» **Task objective**
Write out the opening lines of the data word for word, up to and including the line with "(0,0) rectangle (1723,847);", and leave every picture and every later line out.

» **Stored data**
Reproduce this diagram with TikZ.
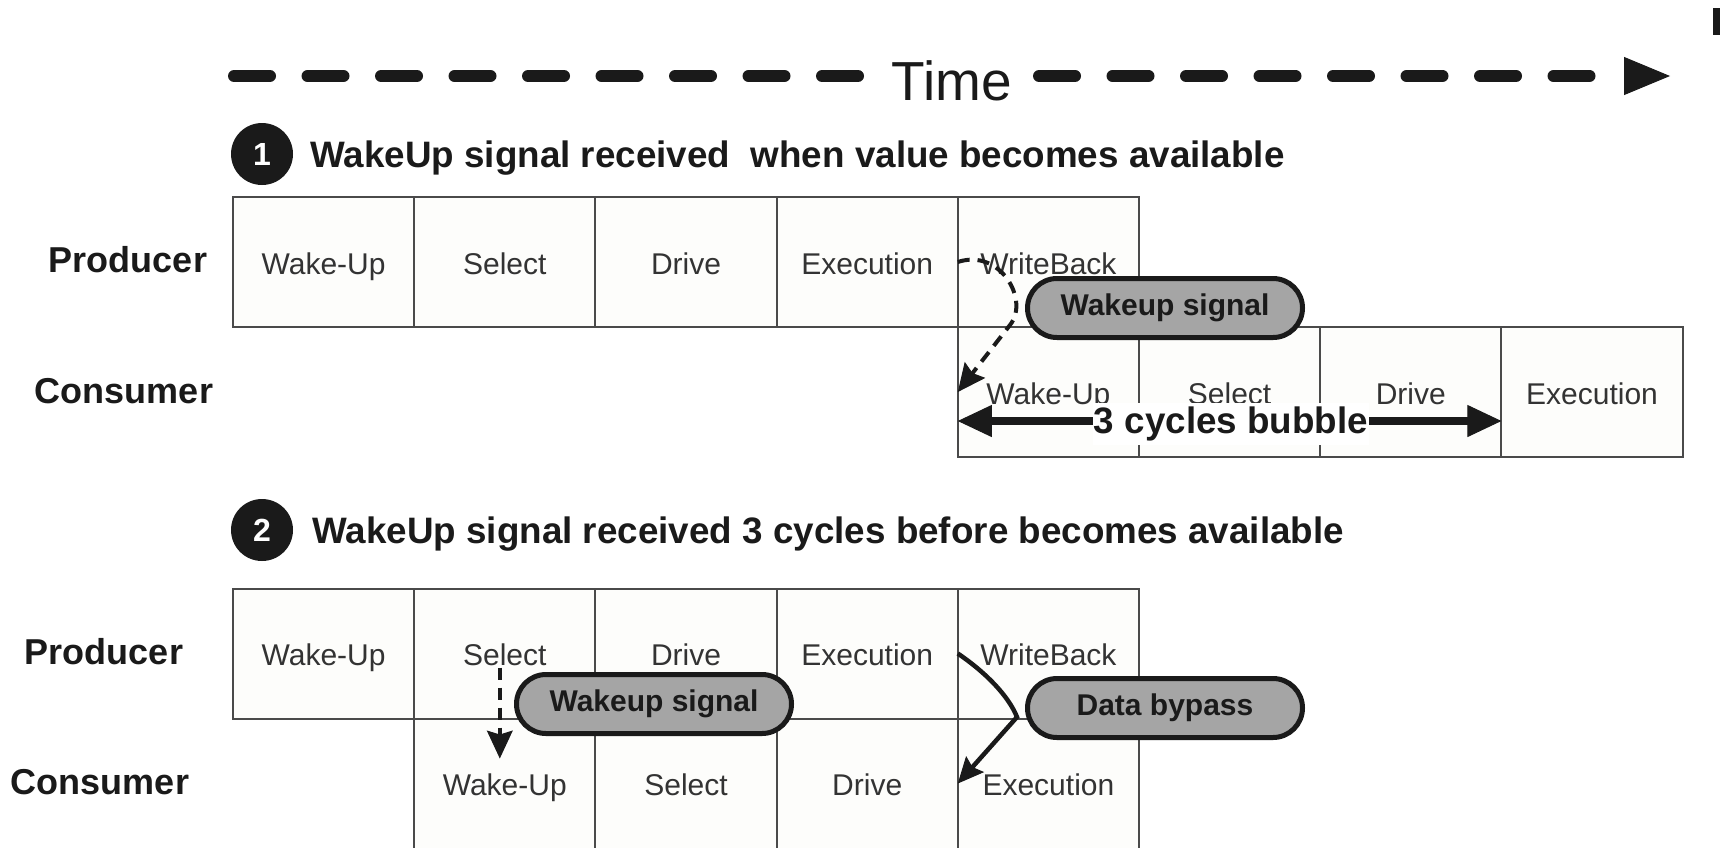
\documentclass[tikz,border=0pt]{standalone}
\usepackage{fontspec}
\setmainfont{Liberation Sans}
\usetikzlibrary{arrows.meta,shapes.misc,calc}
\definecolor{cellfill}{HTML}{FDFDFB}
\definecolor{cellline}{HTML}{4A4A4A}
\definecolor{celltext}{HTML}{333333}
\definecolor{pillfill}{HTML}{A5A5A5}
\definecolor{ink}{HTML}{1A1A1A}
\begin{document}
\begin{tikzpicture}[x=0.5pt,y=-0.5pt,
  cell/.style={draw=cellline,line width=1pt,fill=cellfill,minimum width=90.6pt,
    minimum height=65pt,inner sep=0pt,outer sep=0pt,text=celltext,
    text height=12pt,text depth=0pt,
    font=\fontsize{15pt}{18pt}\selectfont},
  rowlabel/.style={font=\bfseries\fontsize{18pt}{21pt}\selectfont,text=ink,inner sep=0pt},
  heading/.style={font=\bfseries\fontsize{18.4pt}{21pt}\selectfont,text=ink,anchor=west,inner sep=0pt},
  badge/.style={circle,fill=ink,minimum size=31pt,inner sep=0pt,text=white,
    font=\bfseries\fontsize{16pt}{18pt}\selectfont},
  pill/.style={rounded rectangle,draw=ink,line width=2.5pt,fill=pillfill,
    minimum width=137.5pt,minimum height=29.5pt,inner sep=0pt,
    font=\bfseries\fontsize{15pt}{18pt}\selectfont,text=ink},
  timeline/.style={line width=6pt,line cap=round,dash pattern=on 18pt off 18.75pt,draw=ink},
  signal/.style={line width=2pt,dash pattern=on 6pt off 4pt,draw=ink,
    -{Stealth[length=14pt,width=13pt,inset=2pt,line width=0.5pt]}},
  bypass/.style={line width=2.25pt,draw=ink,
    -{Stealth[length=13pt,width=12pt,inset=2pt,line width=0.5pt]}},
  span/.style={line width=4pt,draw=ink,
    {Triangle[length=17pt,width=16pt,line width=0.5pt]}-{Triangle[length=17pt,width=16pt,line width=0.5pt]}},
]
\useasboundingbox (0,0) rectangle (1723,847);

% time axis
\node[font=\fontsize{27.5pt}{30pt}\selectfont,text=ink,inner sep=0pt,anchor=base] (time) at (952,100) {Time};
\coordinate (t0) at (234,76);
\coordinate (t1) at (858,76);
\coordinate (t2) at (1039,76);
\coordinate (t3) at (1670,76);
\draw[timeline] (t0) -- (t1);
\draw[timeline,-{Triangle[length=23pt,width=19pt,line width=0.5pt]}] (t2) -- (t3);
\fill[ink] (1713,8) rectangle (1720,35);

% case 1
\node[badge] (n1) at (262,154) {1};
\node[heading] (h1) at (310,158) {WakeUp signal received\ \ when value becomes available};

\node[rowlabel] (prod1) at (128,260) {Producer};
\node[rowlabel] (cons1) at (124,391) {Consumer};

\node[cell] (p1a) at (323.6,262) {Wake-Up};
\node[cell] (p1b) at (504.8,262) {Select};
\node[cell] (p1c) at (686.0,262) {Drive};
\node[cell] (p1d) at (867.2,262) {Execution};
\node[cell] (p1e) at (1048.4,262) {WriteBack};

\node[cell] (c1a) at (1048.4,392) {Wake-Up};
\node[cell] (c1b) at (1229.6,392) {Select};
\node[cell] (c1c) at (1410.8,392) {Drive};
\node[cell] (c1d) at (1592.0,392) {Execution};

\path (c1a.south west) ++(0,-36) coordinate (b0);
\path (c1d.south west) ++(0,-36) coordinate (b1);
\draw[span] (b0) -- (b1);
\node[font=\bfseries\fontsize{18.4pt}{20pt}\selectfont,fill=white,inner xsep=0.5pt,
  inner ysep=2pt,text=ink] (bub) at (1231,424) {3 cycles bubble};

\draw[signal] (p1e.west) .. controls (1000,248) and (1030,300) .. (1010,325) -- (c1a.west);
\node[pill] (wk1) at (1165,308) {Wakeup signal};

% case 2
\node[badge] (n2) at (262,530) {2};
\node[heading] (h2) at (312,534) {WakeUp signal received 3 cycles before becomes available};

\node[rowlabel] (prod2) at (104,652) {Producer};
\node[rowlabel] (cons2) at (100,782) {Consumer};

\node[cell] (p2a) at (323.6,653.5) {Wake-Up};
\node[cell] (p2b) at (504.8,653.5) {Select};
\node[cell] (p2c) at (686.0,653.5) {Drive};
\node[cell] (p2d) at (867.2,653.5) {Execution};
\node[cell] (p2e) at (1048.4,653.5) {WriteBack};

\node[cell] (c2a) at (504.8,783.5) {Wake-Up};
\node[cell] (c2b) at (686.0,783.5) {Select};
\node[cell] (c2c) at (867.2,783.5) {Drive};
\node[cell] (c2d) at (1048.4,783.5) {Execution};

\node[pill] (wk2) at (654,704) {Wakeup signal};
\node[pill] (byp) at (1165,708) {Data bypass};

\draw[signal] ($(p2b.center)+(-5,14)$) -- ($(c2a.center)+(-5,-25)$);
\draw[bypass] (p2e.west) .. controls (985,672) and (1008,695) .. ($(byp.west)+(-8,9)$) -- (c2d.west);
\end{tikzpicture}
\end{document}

» **Solution to the problem**
Reproduce this diagram with TikZ.
\documentclass[tikz,border=0pt]{standalone}
\usepackage{fontspec}
\setmainfont{Liberation Sans}
\usetikzlibrary{arrows.meta,shapes.misc,calc}
\definecolor{cellfill}{HTML}{FDFDFB}
\definecolor{cellline}{HTML}{4A4A4A}
\definecolor{celltext}{HTML}{333333}
\definecolor{pillfill}{HTML}{A5A5A5}
\definecolor{ink}{HTML}{1A1A1A}
\begin{document}
\begin{tikzpicture}[x=0.5pt,y=-0.5pt,
  cell/.style={draw=cellline,line width=1pt,fill=cellfill,minimum width=90.6pt,
    minimum height=65pt,inner sep=0pt,outer sep=0pt,text=celltext,
    text height=12pt,text depth=0pt,
    font=\fontsize{15pt}{18pt}\selectfont},
  rowlabel/.style={font=\bfseries\fontsize{18pt}{21pt}\selectfont,text=ink,inner sep=0pt},
  heading/.style={font=\bfseries\fontsize{18.4pt}{21pt}\selectfont,text=ink,anchor=west,inner sep=0pt},
  badge/.style={circle,fill=ink,minimum size=31pt,inner sep=0pt,text=white,
    font=\bfseries\fontsize{16pt}{18pt}\selectfont},
  pill/.style={rounded rectangle,draw=ink,line width=2.5pt,fill=pillfill,
    minimum width=137.5pt,minimum height=29.5pt,inner sep=0pt,
    font=\bfseries\fontsize{15pt}{18pt}\selectfont,text=ink},
  timeline/.style={line width=6pt,line cap=round,dash pattern=on 18pt off 18.75pt,draw=ink},
  signal/.style={line width=2pt,dash pattern=on 6pt off 4pt,draw=ink,
    -{Stealth[length=14pt,width=13pt,inset=2pt,line width=0.5pt]}},
  bypass/.style={line width=2.25pt,draw=ink,
    -{Stealth[length=13pt,width=12pt,inset=2pt,line width=0.5pt]}},
  span/.style={line width=4pt,draw=ink,
    {Triangle[length=17pt,width=16pt,line width=0.5pt]}-{Triangle[length=17pt,width=16pt,line width=0.5pt]}},
]
\useasboundingbox (0,0) rectangle (1723,847);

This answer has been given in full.